**** GIVEN MATERIAL

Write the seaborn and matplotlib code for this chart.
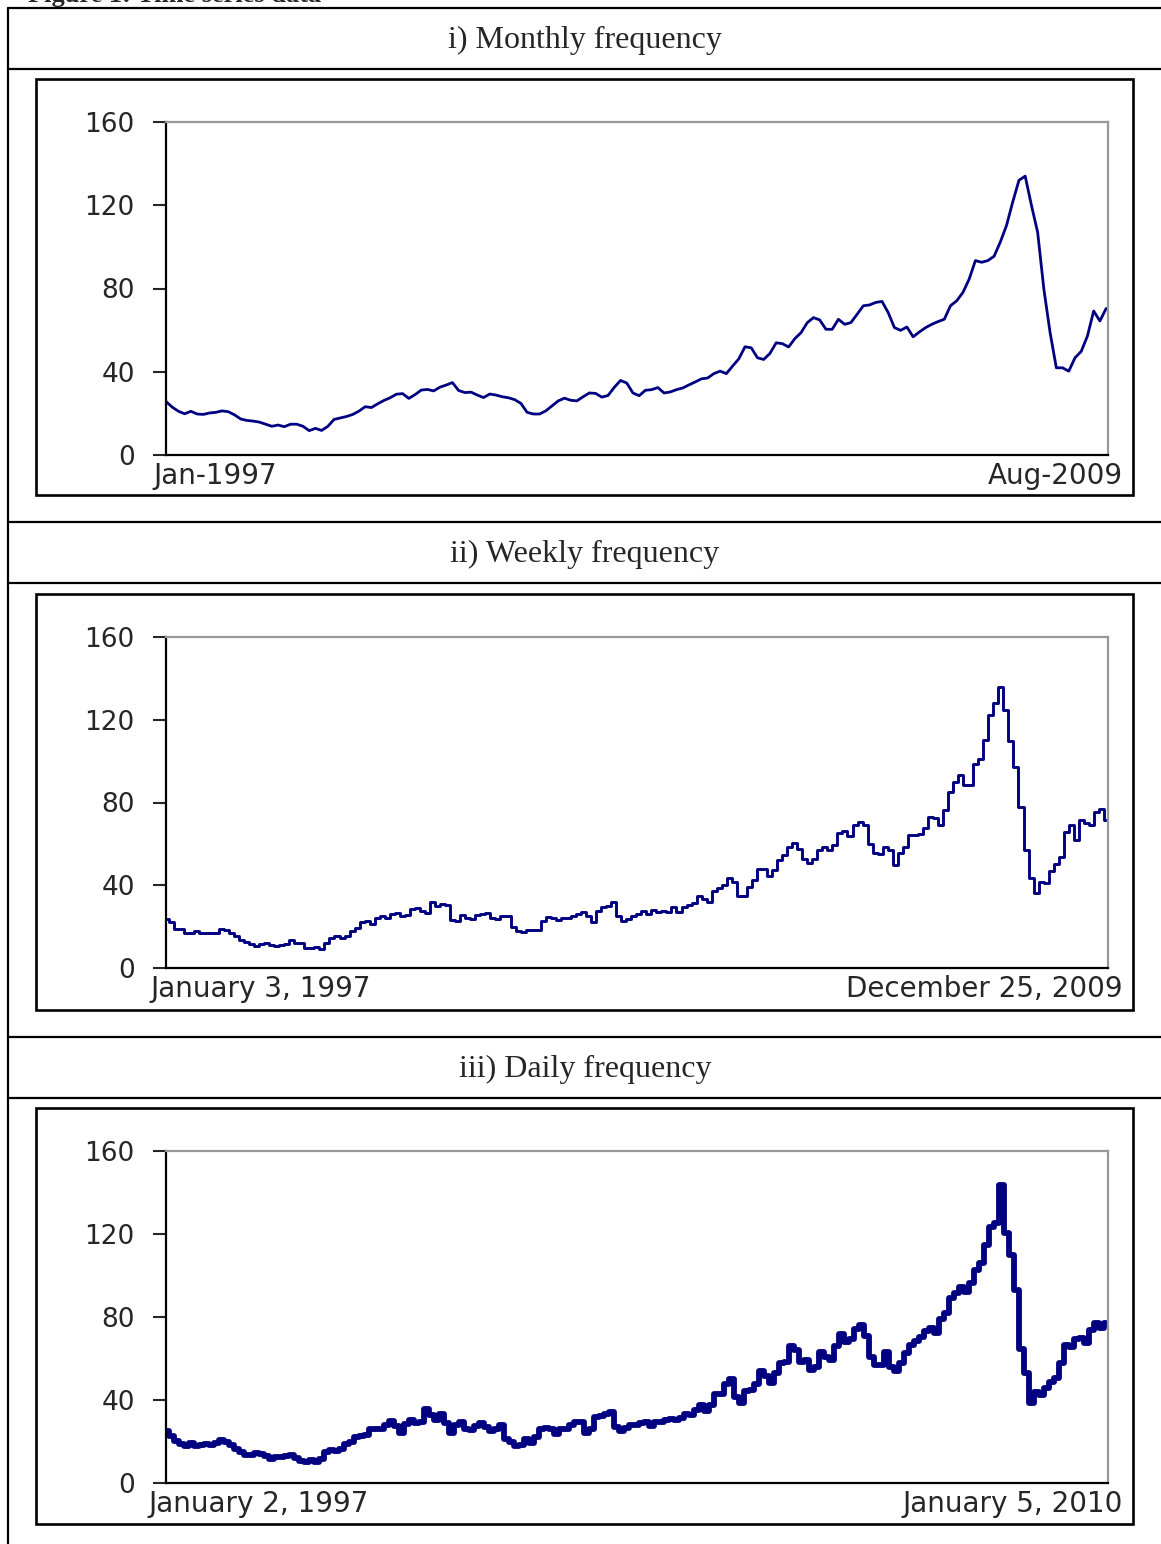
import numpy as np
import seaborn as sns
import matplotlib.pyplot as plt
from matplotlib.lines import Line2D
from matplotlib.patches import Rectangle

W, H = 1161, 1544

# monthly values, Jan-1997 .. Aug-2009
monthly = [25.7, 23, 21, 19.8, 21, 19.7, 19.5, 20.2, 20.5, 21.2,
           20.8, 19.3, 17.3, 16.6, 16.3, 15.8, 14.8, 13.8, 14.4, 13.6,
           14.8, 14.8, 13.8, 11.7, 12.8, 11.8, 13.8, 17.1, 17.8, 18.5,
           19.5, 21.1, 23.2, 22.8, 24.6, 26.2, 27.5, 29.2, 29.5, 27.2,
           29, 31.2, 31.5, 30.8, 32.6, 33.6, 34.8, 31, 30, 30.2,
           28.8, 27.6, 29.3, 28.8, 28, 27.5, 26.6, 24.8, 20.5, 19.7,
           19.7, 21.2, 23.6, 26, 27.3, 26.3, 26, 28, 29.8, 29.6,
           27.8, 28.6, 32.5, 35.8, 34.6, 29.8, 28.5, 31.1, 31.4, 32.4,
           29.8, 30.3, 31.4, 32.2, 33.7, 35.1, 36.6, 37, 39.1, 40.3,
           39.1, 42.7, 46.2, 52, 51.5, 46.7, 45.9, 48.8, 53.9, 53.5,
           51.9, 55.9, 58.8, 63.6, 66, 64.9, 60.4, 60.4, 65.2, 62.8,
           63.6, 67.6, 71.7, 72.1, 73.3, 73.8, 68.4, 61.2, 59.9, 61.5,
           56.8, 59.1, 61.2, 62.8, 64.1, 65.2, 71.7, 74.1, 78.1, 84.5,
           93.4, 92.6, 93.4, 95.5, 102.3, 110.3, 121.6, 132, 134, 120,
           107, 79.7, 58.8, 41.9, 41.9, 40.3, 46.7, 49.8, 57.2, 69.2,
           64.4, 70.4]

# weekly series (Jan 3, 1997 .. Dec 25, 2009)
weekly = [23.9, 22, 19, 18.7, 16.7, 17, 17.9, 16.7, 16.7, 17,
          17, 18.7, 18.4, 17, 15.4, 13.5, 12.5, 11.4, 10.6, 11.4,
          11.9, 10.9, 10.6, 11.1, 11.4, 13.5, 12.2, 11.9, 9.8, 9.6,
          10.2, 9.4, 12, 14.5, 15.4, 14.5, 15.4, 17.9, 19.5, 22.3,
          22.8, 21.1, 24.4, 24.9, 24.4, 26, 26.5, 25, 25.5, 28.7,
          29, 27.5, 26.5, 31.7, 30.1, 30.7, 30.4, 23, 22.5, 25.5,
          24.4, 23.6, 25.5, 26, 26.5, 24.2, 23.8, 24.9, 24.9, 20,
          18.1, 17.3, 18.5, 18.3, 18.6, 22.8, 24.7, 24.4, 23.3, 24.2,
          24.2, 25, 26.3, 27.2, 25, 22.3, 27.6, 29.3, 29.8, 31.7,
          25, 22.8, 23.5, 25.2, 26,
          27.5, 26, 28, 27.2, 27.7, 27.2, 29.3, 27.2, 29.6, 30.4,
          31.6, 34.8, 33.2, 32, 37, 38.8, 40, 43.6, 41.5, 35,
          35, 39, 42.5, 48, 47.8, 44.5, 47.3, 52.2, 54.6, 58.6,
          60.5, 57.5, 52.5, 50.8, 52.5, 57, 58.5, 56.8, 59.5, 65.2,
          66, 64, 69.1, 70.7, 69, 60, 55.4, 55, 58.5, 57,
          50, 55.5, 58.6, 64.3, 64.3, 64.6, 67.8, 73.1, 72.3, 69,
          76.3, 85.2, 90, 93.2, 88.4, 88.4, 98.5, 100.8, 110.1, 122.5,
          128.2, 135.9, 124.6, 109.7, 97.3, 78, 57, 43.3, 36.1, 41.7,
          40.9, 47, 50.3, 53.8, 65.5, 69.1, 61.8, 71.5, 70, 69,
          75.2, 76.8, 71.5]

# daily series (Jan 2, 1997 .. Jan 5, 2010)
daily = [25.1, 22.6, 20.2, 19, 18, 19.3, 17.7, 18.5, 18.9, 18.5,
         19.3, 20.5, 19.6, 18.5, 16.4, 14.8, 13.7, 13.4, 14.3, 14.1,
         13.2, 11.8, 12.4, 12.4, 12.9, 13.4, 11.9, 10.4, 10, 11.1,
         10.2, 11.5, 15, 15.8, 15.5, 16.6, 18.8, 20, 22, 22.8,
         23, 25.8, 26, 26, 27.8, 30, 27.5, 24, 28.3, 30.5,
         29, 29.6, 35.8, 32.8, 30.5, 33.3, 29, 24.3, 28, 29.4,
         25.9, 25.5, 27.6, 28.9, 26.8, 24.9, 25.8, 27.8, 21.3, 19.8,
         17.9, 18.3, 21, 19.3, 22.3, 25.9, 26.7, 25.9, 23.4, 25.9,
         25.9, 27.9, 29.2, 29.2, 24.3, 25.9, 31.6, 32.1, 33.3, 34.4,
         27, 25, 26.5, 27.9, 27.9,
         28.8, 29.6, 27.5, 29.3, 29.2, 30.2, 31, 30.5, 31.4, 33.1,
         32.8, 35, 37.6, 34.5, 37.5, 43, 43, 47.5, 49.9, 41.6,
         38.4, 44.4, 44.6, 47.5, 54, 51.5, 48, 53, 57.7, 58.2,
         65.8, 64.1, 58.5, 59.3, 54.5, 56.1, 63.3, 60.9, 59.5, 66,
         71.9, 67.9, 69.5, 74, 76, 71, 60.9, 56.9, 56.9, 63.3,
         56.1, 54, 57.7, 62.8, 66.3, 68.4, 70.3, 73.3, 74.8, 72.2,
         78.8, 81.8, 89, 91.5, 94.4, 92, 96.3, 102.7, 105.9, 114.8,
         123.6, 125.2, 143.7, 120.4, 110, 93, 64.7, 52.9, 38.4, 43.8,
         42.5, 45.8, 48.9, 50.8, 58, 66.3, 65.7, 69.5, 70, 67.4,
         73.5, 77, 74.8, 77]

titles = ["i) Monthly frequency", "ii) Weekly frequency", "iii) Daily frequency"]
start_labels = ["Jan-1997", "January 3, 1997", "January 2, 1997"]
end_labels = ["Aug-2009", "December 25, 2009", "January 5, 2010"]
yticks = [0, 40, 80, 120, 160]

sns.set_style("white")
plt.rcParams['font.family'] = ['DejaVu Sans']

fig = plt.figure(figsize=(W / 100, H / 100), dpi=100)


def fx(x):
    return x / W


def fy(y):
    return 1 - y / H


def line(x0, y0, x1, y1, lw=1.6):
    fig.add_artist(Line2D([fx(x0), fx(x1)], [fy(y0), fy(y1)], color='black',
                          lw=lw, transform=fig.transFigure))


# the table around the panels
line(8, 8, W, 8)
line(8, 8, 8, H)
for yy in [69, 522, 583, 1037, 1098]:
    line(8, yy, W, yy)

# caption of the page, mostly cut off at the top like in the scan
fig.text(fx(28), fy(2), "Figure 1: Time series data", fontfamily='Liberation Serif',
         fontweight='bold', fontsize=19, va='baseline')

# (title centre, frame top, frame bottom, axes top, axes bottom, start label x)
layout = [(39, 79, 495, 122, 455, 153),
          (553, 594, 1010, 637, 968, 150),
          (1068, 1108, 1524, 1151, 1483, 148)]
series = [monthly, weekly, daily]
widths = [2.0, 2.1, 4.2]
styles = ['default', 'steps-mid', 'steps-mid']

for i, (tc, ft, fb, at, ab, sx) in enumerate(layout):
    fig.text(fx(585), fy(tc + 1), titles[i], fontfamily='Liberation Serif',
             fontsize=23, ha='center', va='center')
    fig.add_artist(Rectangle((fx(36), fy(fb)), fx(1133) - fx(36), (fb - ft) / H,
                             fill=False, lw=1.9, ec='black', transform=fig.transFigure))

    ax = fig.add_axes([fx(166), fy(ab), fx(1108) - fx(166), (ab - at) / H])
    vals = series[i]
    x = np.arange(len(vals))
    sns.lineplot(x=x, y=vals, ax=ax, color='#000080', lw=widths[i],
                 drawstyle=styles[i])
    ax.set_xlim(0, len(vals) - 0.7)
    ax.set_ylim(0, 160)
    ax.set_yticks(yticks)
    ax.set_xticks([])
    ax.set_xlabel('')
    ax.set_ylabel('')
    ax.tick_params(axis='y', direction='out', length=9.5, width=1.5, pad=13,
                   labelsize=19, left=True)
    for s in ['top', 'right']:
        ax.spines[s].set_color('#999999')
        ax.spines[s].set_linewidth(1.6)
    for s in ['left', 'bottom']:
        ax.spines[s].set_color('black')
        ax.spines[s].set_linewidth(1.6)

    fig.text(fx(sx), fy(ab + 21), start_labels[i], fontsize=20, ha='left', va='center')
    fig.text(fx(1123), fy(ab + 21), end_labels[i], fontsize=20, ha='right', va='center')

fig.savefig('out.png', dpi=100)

********

- TASK REQUIREMENTS -
Repeat the listing above up to and including the line with "W, H = 1161, 1544", starting from its first line. Drop any pictures.

- CORRECT OUTPUT -
Write the seaborn and matplotlib code for this chart.
import numpy as np
import seaborn as sns
import matplotlib.pyplot as plt
from matplotlib.lines import Line2D
from matplotlib.patches import Rectangle

W, H = 1161, 1544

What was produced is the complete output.